DO THIS
Your task is to retype, word for word, the lines from the start of the data through the line holding "50.1, 50.4, 50.55, 49.8, 50.0, 50.1]". Do not include the pictures.

INFORMATION SUPPLIED
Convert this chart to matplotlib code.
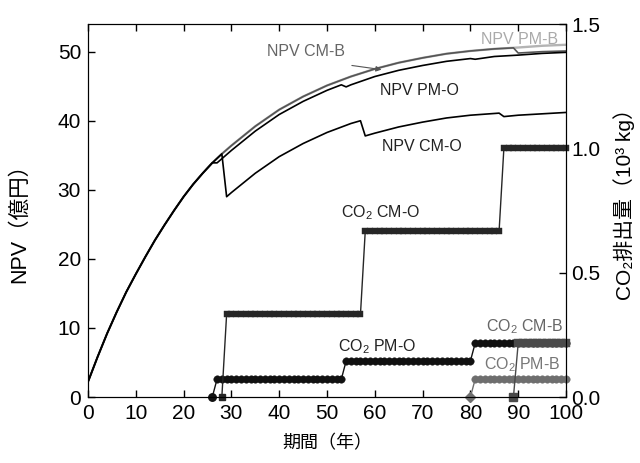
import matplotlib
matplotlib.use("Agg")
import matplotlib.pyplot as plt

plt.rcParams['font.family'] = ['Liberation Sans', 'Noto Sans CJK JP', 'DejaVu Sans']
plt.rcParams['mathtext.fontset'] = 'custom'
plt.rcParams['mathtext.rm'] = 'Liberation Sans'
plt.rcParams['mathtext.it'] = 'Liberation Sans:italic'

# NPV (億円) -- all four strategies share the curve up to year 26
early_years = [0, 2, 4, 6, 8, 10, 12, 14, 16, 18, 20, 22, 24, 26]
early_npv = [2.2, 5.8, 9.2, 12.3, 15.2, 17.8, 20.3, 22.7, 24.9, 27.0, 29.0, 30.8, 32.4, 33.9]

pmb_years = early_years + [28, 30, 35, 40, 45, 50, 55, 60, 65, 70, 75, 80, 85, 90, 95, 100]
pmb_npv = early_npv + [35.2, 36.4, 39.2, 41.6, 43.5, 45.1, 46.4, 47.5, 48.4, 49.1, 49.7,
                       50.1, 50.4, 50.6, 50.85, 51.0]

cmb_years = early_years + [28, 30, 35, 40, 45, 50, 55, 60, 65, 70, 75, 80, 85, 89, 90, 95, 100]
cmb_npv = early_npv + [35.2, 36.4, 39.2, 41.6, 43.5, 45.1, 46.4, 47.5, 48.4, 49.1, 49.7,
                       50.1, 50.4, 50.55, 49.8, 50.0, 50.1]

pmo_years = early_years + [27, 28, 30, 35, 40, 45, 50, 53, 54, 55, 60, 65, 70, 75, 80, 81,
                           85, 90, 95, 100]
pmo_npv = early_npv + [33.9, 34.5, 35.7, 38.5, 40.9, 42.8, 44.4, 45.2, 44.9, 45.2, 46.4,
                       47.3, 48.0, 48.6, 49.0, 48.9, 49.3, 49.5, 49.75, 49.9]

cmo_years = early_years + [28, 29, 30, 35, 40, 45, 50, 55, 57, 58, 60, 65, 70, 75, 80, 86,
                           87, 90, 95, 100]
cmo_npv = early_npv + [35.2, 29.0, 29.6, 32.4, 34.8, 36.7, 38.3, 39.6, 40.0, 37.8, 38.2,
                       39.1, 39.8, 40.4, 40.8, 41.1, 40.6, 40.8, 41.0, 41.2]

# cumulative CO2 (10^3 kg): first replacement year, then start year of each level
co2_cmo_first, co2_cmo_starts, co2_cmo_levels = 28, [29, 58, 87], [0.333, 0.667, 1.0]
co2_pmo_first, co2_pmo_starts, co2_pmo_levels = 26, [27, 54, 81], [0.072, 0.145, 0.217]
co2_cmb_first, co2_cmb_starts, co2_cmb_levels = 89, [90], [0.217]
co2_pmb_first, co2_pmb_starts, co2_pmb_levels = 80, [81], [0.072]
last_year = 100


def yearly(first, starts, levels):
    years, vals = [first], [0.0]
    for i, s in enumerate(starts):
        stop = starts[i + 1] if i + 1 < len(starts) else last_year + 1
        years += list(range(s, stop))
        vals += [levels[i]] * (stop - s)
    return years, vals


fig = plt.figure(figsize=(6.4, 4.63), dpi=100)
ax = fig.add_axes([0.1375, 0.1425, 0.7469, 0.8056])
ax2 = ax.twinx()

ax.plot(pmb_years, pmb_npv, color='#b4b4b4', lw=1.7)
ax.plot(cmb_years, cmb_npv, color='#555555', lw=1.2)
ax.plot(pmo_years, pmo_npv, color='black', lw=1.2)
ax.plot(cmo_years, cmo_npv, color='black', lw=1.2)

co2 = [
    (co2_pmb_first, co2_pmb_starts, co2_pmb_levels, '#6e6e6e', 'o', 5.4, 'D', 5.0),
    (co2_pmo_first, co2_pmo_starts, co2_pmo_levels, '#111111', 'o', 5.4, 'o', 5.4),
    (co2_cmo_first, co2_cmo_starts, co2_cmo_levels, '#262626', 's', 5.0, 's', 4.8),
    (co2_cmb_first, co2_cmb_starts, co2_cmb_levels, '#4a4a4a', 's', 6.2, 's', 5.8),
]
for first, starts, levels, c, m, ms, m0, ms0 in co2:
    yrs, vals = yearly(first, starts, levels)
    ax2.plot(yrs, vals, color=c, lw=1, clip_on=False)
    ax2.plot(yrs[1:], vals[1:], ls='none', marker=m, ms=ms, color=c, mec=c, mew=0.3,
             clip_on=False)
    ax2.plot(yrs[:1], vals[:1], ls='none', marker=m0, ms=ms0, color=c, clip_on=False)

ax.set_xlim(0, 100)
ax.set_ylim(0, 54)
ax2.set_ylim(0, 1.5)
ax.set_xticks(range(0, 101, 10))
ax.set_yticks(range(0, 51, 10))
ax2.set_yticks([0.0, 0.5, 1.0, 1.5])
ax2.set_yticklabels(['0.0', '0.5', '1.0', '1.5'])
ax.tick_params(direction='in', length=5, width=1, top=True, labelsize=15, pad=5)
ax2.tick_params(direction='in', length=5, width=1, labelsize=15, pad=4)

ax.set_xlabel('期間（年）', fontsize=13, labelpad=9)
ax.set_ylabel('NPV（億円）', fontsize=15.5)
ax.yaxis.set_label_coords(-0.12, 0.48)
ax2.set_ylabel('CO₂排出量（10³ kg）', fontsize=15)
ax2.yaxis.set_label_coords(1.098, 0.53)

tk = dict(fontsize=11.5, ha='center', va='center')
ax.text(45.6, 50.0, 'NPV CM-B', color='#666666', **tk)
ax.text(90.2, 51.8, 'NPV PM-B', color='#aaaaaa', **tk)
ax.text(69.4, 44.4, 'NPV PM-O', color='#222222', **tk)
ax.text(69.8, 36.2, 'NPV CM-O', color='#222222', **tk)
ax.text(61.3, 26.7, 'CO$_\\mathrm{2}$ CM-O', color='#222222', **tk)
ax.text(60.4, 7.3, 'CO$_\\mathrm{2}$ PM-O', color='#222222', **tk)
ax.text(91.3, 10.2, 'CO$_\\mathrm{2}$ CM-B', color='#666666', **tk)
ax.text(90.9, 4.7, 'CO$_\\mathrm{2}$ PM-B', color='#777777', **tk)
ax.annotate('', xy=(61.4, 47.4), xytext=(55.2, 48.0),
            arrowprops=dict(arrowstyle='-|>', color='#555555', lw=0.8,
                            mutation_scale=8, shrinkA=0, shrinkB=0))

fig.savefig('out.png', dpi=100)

EXPECTED OUTPUT
Convert this chart to matplotlib code.
import matplotlib
matplotlib.use("Agg")
import matplotlib.pyplot as plt

plt.rcParams['font.family'] = ['Liberation Sans', 'Noto Sans CJK JP', 'DejaVu Sans']
plt.rcParams['mathtext.fontset'] = 'custom'
plt.rcParams['mathtext.rm'] = 'Liberation Sans'
plt.rcParams['mathtext.it'] = 'Liberation Sans:italic'

# NPV (億円) -- all four strategies share the curve up to year 26
early_years = [0, 2, 4, 6, 8, 10, 12, 14, 16, 18, 20, 22, 24, 26]
early_npv = [2.2, 5.8, 9.2, 12.3, 15.2, 17.8, 20.3, 22.7, 24.9, 27.0, 29.0, 30.8, 32.4, 33.9]

pmb_years = early_years + [28, 30, 35, 40, 45, 50, 55, 60, 65, 70, 75, 80, 85, 90, 95, 100]
pmb_npv = early_npv + [35.2, 36.4, 39.2, 41.6, 43.5, 45.1, 46.4, 47.5, 48.4, 49.1, 49.7,
                       50.1, 50.4, 50.6, 50.85, 51.0]

cmb_years = early_years + [28, 30, 35, 40, 45, 50, 55, 60, 65, 70, 75, 80, 85, 89, 90, 95, 100]
cmb_npv = early_npv + [35.2, 36.4, 39.2, 41.6, 43.5, 45.1, 46.4, 47.5, 48.4, 49.1, 49.7,
                       50.1, 50.4, 50.55, 49.8, 50.0, 50.1]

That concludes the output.